Together 3.5 for Mac and Together 1.4 for iPad and iPhone are now available, with completely rewritten iCloud integration. Together 3.5 for Mac also includes swipe-to-delete for items, a new medium size for the portrait list and improvements for auto import, label creation and search, along with various other improvements. Together 1.4 also includes a document picker for accessing Together libraries in other apps.
iCloud integration has been completely rewritten to make it more flexible, responsive and reliable.
iCloud libraries are now stored in regular folders rather than on iCloud Drive, and have the same features as local libraries, such as linked files and auto import. You can now see progress for iCloud activity and Together can let you know when there is a problem.
When you open an existing iCloud Drive library you will be offered to upgrade. Upgrading moves the files from iCloud Drive to a folder on your Mac, then uploads them to Together’s new cloud database. The upgrade can be postponed until a convenient time.
Since the release of Together 3 for Mac in 2013, Together used systems based on iCloud Core Data and iCloud Drive to share libraries, where everything was handled by iCloud. Unfortunately, that had no way of showing overall progress or reporting errors in the app, and it was not possible for me to fix iCloud-related bugs and crashes.

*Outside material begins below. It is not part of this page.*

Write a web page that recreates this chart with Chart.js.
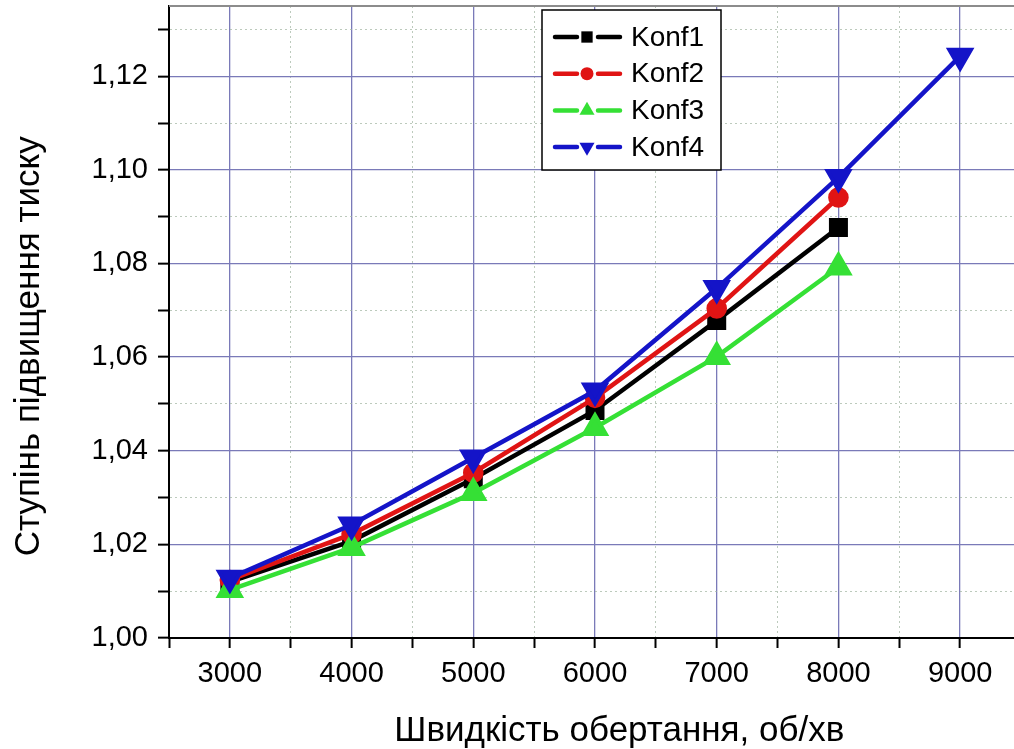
<!DOCTYPE html>
<html>
<head>
<meta charset="utf-8">
<script src="https://cdn.jsdelivr.net/npm/chart.js@4.4.0/dist/chart.umd.min.js"></script>
<style>
  html, body { margin: 0; padding: 0; background: #fff; overflow: hidden; }
  #wrap { width: 1014px; height: 749px; overflow: hidden; }
</style>
</head>
<body>
<div id="wrap"><canvas id="pressureChart" width="1030" height="749"></canvas></div>
<script>
// rotation speed, rpm
const rpm = [3000, 4000, 5000, 6000, 7000, 8000, 9000];
// pressure ratio per configuration
const konf1 = [1.0120, 1.0207, 1.0340, 1.0486, 1.0678, 1.0877];
const konf2 = [1.0124, 1.0222, 1.0353, 1.0513, 1.0704, 1.0941];
const konf3 = [1.0103, 1.0193, 1.0310, 1.0449, 1.0601, 1.0792];
const konf4 = [1.0128, 1.0242, 1.0385, 1.0528, 1.0747, 1.0984, 1.1243];
const seriesNames = ["Konf1", "Konf2", "Konf3", "Konf4"];

const FONT = "'Liberation Sans', Arial, sans-serif";
Chart.defaults.font.family = FONT;
Chart.defaults.color = "#000";

function toPoints(values) {
    return values.map((v, i) => ({ x: rpm[i], y: v }));
}

function isMajorX(v) { return Math.abs(v % 1000) < 1e-6; }
function isMajorY(v) {
    const h = v * 100;
    return Math.abs(h - Math.round(h)) < 1e-6 && Math.round(h) % 2 === 0;
}

// small marker drawer for the legend box
function drawMarker(ctx, style, rotation, r, x, y) {
    ctx.beginPath();
    if (style === "rect") {
        const s = r * Math.SQRT1_2;
        ctx.rect(x - s, y - s, 2 * s, 2 * s);
    } else if (style === "circle") {
        ctx.arc(x, y, r, 0, Math.PI * 2);
    } else {
        let rad = rotation * Math.PI / 180;
        ctx.moveTo(x + Math.sin(rad) * r, y - Math.cos(rad) * r);
        rad += 2 * Math.PI / 3;
        ctx.lineTo(x + Math.sin(rad) * r, y - Math.cos(rad) * r);
        rad += 2 * Math.PI / 3;
        ctx.lineTo(x + Math.sin(rad) * r, y - Math.cos(rad) * r);
        ctx.closePath();
    }
    ctx.fill();
}

// legend marker sizes (no white rim there)
const legendRadius = { rect: 8, circle: 6.5, triangle: 8.7 };

const frameAndLegend = {
    id: "frameAndLegend",
    afterDraw(chart) {
        const ctx = chart.ctx;
        const area = chart.chartArea;
        ctx.save();
        // grey top frame
        ctx.strokeStyle = "#8c8c8c";
        ctx.lineWidth = 2;
        ctx.beginPath();
        ctx.moveTo(area.left, area.top);
        ctx.lineTo(area.right, area.top);
        ctx.stroke();

        // legend box
        const bx = 542, by = 10, bw = 179, bh = 160;
        ctx.fillStyle = "#fff";
        ctx.fillRect(bx, by, bw, bh);
        ctx.strokeStyle = "#000";
        ctx.lineWidth = 1.5;
        ctx.strokeRect(bx, by, bw, bh);

        chart.data.datasets.forEach((ds, i) => {
            const y = 37 + i * 36.7;
            ctx.strokeStyle = ds.borderColor;
            ctx.fillStyle = ds.borderColor;
            ctx.lineWidth = 4.5;
            ctx.lineCap = "round";
            ctx.beginPath();
            ctx.moveTo(555, y); ctx.lineTo(577, y);
            ctx.moveTo(598, y); ctx.lineTo(620, y);
            ctx.stroke();
            drawMarker(ctx, ds.pointStyle, ds.pointRotation || 0, legendRadius[ds.pointStyle], 587, y);
            ctx.fillStyle = "#000";
            ctx.font = "28px " + FONT;
            ctx.textBaseline = "middle";
            ctx.textAlign = "left";
            ctx.fillText(ds.label, 631, y + 1);
        });
        ctx.restore();
    }
};

const majorGrid = "#7a7ab8";
const minorGrid = "rgba(160,180,160,0.7)";

new Chart(document.getElementById("pressureChart"), {
    type: "line",
    data: {
        datasets: [
            {
                label: seriesNames[0],
                data: toPoints(konf1),
                borderColor: "#000000",
                backgroundColor: "#000000",
                pointStyle: "rect",
                pointRadius: 10.6,
                order: 4
            },
            {
                label: seriesNames[1],
                data: toPoints(konf2),
                borderColor: "#e01414",
                backgroundColor: "#e01414",
                pointStyle: "circle",
                pointRadius: 8.3,
                order: 3
            },
            {
                label: seriesNames[2],
                data: toPoints(konf3),
                borderColor: "#35e035",
                backgroundColor: "#35e035",
                pointStyle: "triangle",
                pointRadius: 12.5,
                order: 2
            },
            {
                label: seriesNames[3],
                data: toPoints(konf4),
                borderColor: "#1414c8",
                backgroundColor: "#1414c8",
                pointStyle: "triangle",
                pointRotation: 180,
                pointRadius: 12.5,
                order: 1
            }
        ]
    },
    options: {
        responsive: false,
        animation: false,
        layout: { autoPadding: false, padding: { top: 6, right: 9, left: 0, bottom: 0 } },
        elements: {
            line: { borderWidth: 4.5, tension: 0 },
            point: { borderWidth: 4, borderColor: "#fff", hoverRadius: 8 }
        },
        plugins: {
            legend: { display: false },
            tooltip: { enabled: false }
        },
        scales: {
            x: {
                type: "linear",
                min: 2500,
                max: 9500,
                afterFit: scale => {
                    scale.height = 111;
                    scale.paddingLeft = 0;
                    scale.paddingRight = 0;
                },
                ticks: {
                    stepSize: 500,
                    autoSkip: false,
                    maxRotation: 0,
                    includeBounds: false,
                    padding: 9,
                    font: { size: 29 },
                    callback: v => isMajorX(v) ? String(v) : ""
                },
                grid: {
                    color: c => c.tick && isMajorX(c.tick.value) ? majorGrid : minorGrid,
                    lineWidth: c => c.tick && isMajorX(c.tick.value) ? 1.3 : 1,
                    tickColor: "#000",
                    tickLength: 10,
                    tickWidth: 2
                },
                border: {
                    color: "#000",
                    width: 2,
                    dash: c => c.tick && !isMajorX(c.tick.value) ? [2, 3] : []
                },
                title: {
                    display: true,
                    text: "\u00a0\u00a0\u00a0\u00a0\u00a0Швидкість обертання, об/хв",
                    font: { size: 35, lineHeight: 1 },
                    padding: { top: 0, bottom: 0 }
                }
            },
            y: {
                min: 1.0,
                max: 1.135,
                afterFit: scale => {
                    scale.width = 169;
                    scale.paddingTop = 0;
                    scale.paddingBottom = 0;
                },
                ticks: {
                    stepSize: 0.01,
                    autoSkip: false,
                    includeBounds: false,
                    padding: 10,
                    font: { size: 29 },
                    callback: v => isMajorY(v) ? v.toFixed(2).replace(".", ",") : ""
                },
                grid: {
                    color: c => c.tick && isMajorY(c.tick.value) ? majorGrid : minorGrid,
                    lineWidth: c => c.tick && isMajorY(c.tick.value) ? 1.3 : 1,
                    tickColor: "#000",
                    tickLength: 11,
                    tickWidth: 2
                },
                border: {
                    color: "#000",
                    width: 2,
                    dash: c => c.tick && !isMajorY(c.tick.value) ? [2, 3] : []
                },
                title: {
                    display: true,
                    text: "Ступінь підвищення тиску\u00a0\u00a0\u00a0\u00a0\u00a0",
                    font: { size: 35, lineHeight: 1.1 },
                    padding: { top: 10, bottom: 0 }
                }
            }
        }
    },
    plugins: [frameAndLegend]
});
</script>
</body>
</html>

Together now communicates with iCloud directly using CloudKit, the same system Apple use in their own apps such as Photos and Notes on iOS 9 and El Capitan. All new iCloud libraries created on Mac and iOS will use the new system.
Together 1.4 for iPad and iPhone
Together for iPad and iPhone 1.4 is required to use the new iCloud libraries on iOS, includes a new document picker extension for accessing Together libraries in other apps, along with some other improvements.
Currently the iCloud library upgrade cannot be initiated on iOS devices. To perform the upgrade, all files need to be downloaded then uploaded again while Together is running, so this is best done on Mac — iCloud Drive on OS X downloads all files automatically, so your Mac will already have them.
The library upgrade will be offered to iOS app users who do not use the Mac version in a later release. In the meantime, if you do not have Together for Mac, you can effectively upgrade an iCloud Drive library on iOS by making the library local then moving it back to iCloud by tapping Libraries above the list and editing the current library.
Together for Mac can now exclude certain files from getting automatically imported with flexible rules that can be specified in its new Auto Import preferences.
Together presents the structure of your Together library in the Finder, and saving a file to one of these folders will import it into the corresponding place in the app. While Together ignores known temporary and hidden files, some more esoteric apps can create temporary and support files that Together wouldn’t recognise as such.
This kind of problem can now be avoided. The rules can exclude files with names that match exactly, start, contain or end with certain terms, along with blocking specific file extensions.
Together 3.5 also includes swipe to delete for items in the portrait and landscape lists, a new medium size for the portrait list, the ability to create labels directly from the toolbar, an option to exclude the Trash when searching, and other minor fixes and improvements.
Together 3.5 for Mac requires El Capitan and is a free upgrade for all existing Together 3.x customers, or $49.99 otherwise. A 15-day trial of Together for Mac is available from this site, but iCloud is only available in the Mac App Store version.
Together 1.4 for iPad and iPhone requires iOS 9 or later, is a free upgrade for existing customers or $9.99 from the App Store.